While packing for a trip (although, when this comes out I’ll be ready to come back home), I realised that 2014 was the year I travelled the most. Just to brag, I started the year in Singapore, then went to Delhi, and towards the end of the year, to Ladakh and Goa. Till now, I hadn’t observed a common, underlying pattern to all my trips — my enduring hatred for packing.
To make my ‘trouble’ seem legitimate, I’m invoking an example from The Mahabharata , because there’s nothing like the epics to justify one’s trivial attempts to appear larger than life. So, just before Arjuna (as Brihannala) prepares to fight the Kauravas, who were raiding Virata’s cattle, he fumbles with the armour, letting Prince Uttara help him wear it. In my present situation, my packing skills are as bad as Brihannala's armour-wearing skills, only I’m not pretending at all (neither am I an avatar of Arjuna; clarifying, just in case some right-wing fanatics want definitive proof).
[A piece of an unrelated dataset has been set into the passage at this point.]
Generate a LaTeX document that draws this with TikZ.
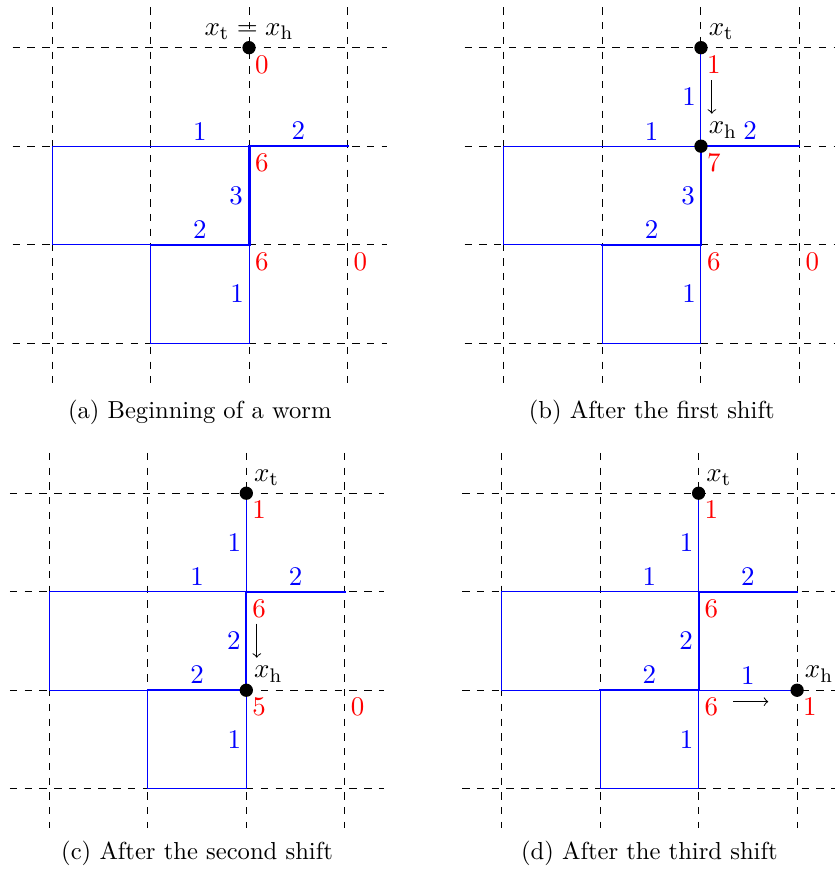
\documentclass[tikz,border=0pt]{standalone}
\usetikzlibrary{calc}
\newcommand\wormbase{%
  \foreach \i in {0,...,3} {\foreach \j in {0,...,3} {\coordinate (v\i\j) at (\i,\j);}}
  \foreach \j in {0,...,3} {%
    \coordinate (hl\j) at (-0.4,\j); \coordinate (hr\j) at (3.4,\j);
    \draw[grid] (hl\j) -- (hr\j);}
  \foreach \i in {0,...,3} {%
    \coordinate (vt\i) at (\i,-0.41); \coordinate (vb\i) at (\i,3.4);
    \draw[grid] (vt\i) -- (vb\i);}
  \draw[w1] (v21) -- node[hlab] (l1) {1} (v11) -- (v01) -- (v02) -- (v12) -- (v13) -- (v23) -- node[vlab] (l2) {1} (v22);
  \draw[w2] (v21) -- node[hlab] (l3) {2} (v31);
  \draw[w2] (v12) -- node[hlab] (l4) {2} (v22);
}
\begin{document}
\begin{tikzpicture}[x=40.04pt,y=-40.04pt,
  font=\fontsize{10.95}{13.6}\selectfont,
  grid/.style={dashed, line width=0.4pt, black},
  w1/.style={blue, line width=0.4pt},
  w2/.style={blue, line width=0.8pt, line cap=rect},
  w3/.style={blue, line width=1.2pt, line cap=rect},
  hlab/.style={text=blue, above, inner sep=2.2pt},
  vlab/.style={text=blue, left, inner sep=1.9pt},
  rlab/.style={text=red, anchor=center, xshift=5.2pt, yshift=-6.8pt},
  dot/.style={circle, fill=black, inner sep=0pt, minimum size=5.4pt},
  xlab/.style={anchor=south west, inner sep=3pt},
  captext/.style={anchor=base, font=\fontsize{10}{12}\selectfont},
  arr/.style={->, line width=0.4pt, black}]
\useasboundingbox (0,0) rectangle (8.467,8.832);

% (a)
\begin{scope}[shift={(0.528,0.484)}, name prefix=a-]
  \wormbase
  \draw[w3] (v21) -- node[vlab] (l5) {3} (v22);
  \node[dot] (tail) at (v20) {};
  \node[anchor=south, inner sep=3pt] (th) at (v20) {$x_{\mathrm{t}}=x_{\mathrm{h}}$};
  \node[rlab] (r20) at (v20) {0};
  \node[rlab] (r21) at (v21) {6};
  \node[rlab] (r22) at (v22) {6};
  \node[rlab] (r32) at (v32) {0};
  \node[captext] (cp) at (1.5,3.762) {(a) Beginning of a worm};
\end{scope}

% (b)
\begin{scope}[shift={(5.116,0.484)}, name prefix=b-]
  \wormbase
  \draw[w3] (v21) -- node[vlab] (l5) {3} (v22);
  \draw[w1] (v20) -- node[vlab] (l6) {1} (v21);
  \coordinate (aS) at (2.11,0.33); \coordinate (aE) at (2.11,0.67);
  \draw[arr] (aS) -- (aE);
  \node[dot] (tail) at (v20) {};
  \node[dot] (head) at (v21) {};
  \node[xlab] (tl) at (v20) {$x_{\mathrm{t}}$};
  \node[xlab] (hl) at (v21) {$x_{\mathrm{h}}$};
  \node[rlab] (r20) at (v20) {1};
  \node[rlab] (r21) at (v21) {7};
  \node[rlab] (r22) at (v22) {6};
  \node[rlab] (r32) at (v32) {0};
  \node[captext] (cp) at (1.5,3.762) {(b) After the first shift};
\end{scope}

% (c)
\begin{scope}[shift={(0.5005,5.007)}, name prefix=c-]
  \wormbase
  \draw[w2] (v21) -- node[vlab] (l5) {2} (v22);
  \draw[w1] (v20) -- node[vlab] (l6) {1} (v21);
  \coordinate (aS) at (2.106,1.325); \coordinate (aE) at (2.106,1.67);
  \draw[arr] (aS) -- (aE);
  \node[dot] (tail) at (v20) {};
  \node[dot] (head) at (v22) {};
  \node[xlab] (tl) at (v20) {$x_{\mathrm{t}}$};
  \node[xlab] (hl) at (v22) {$x_{\mathrm{h}}$};
  \node[rlab] (r20) at (v20) {1};
  \node[rlab] (r21) at (v21) {6};
  \node[rlab] (r22) at (v22) {5};
  \node[rlab] (r32) at (v32) {0};
  \node[captext] (cp) at (1.5,3.716) {(c) After the second shift};
\end{scope}

% (d)
\begin{scope}[shift={(5.092,5.007)}, name prefix=d-]
  \wormbase
  \draw[w2] (v21) -- node[vlab] (l5) {2} (v22);
  \draw[w1] (v20) -- node[vlab] (l6) {1} (v21);
  \draw[w1] (v22) -- node[hlab] (l7) {1} (v32);
  \coordinate (aS) at (2.35,2.116); \coordinate (aE) at (2.707,2.116);
  \draw[arr] (aS) -- (aE);
  \node[dot] (tail) at (v20) {};
  \node[dot] (head) at (v32) {};
  \node[xlab] (tl) at (v20) {$x_{\mathrm{t}}$};
  \node[xlab] (hl) at (v32) {$x_{\mathrm{h}}$};
  \node[rlab] (r20) at (v20) {1};
  \node[rlab] (r21) at (v21) {6};
  \node[rlab] (r22) at (v22) {6};
  \node[rlab] (r32) at (v32) {1};
  \node[captext] (cp) at (1.5,3.716) {(d) After the third shift};
\end{scope}
\end{tikzpicture}
\end{document}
If that wasn’t enough, I had always packed at the last minute, to the point where I cut it too fine. Case in proof was my Ladakh trip, where I borrowed a much-needed winter coat the night before my flight. But that ‘trick’ helped me avoid overstuffing my suitcase, thanks to sheer panic and the lack of time. I’ve even tried the packing checklist — one look at the universal packing list website sent me into a tizzy and I conveniently pushed packing by a day. Then there was the time where I lazily threw everything into a bag. While my immediate problem was solved, I had no room for souvenirs, forcing me to buy another bag.
However, I think I’ve quite perfected the nagging art of packing by employing my most efficient method — simply asking someone else to pack.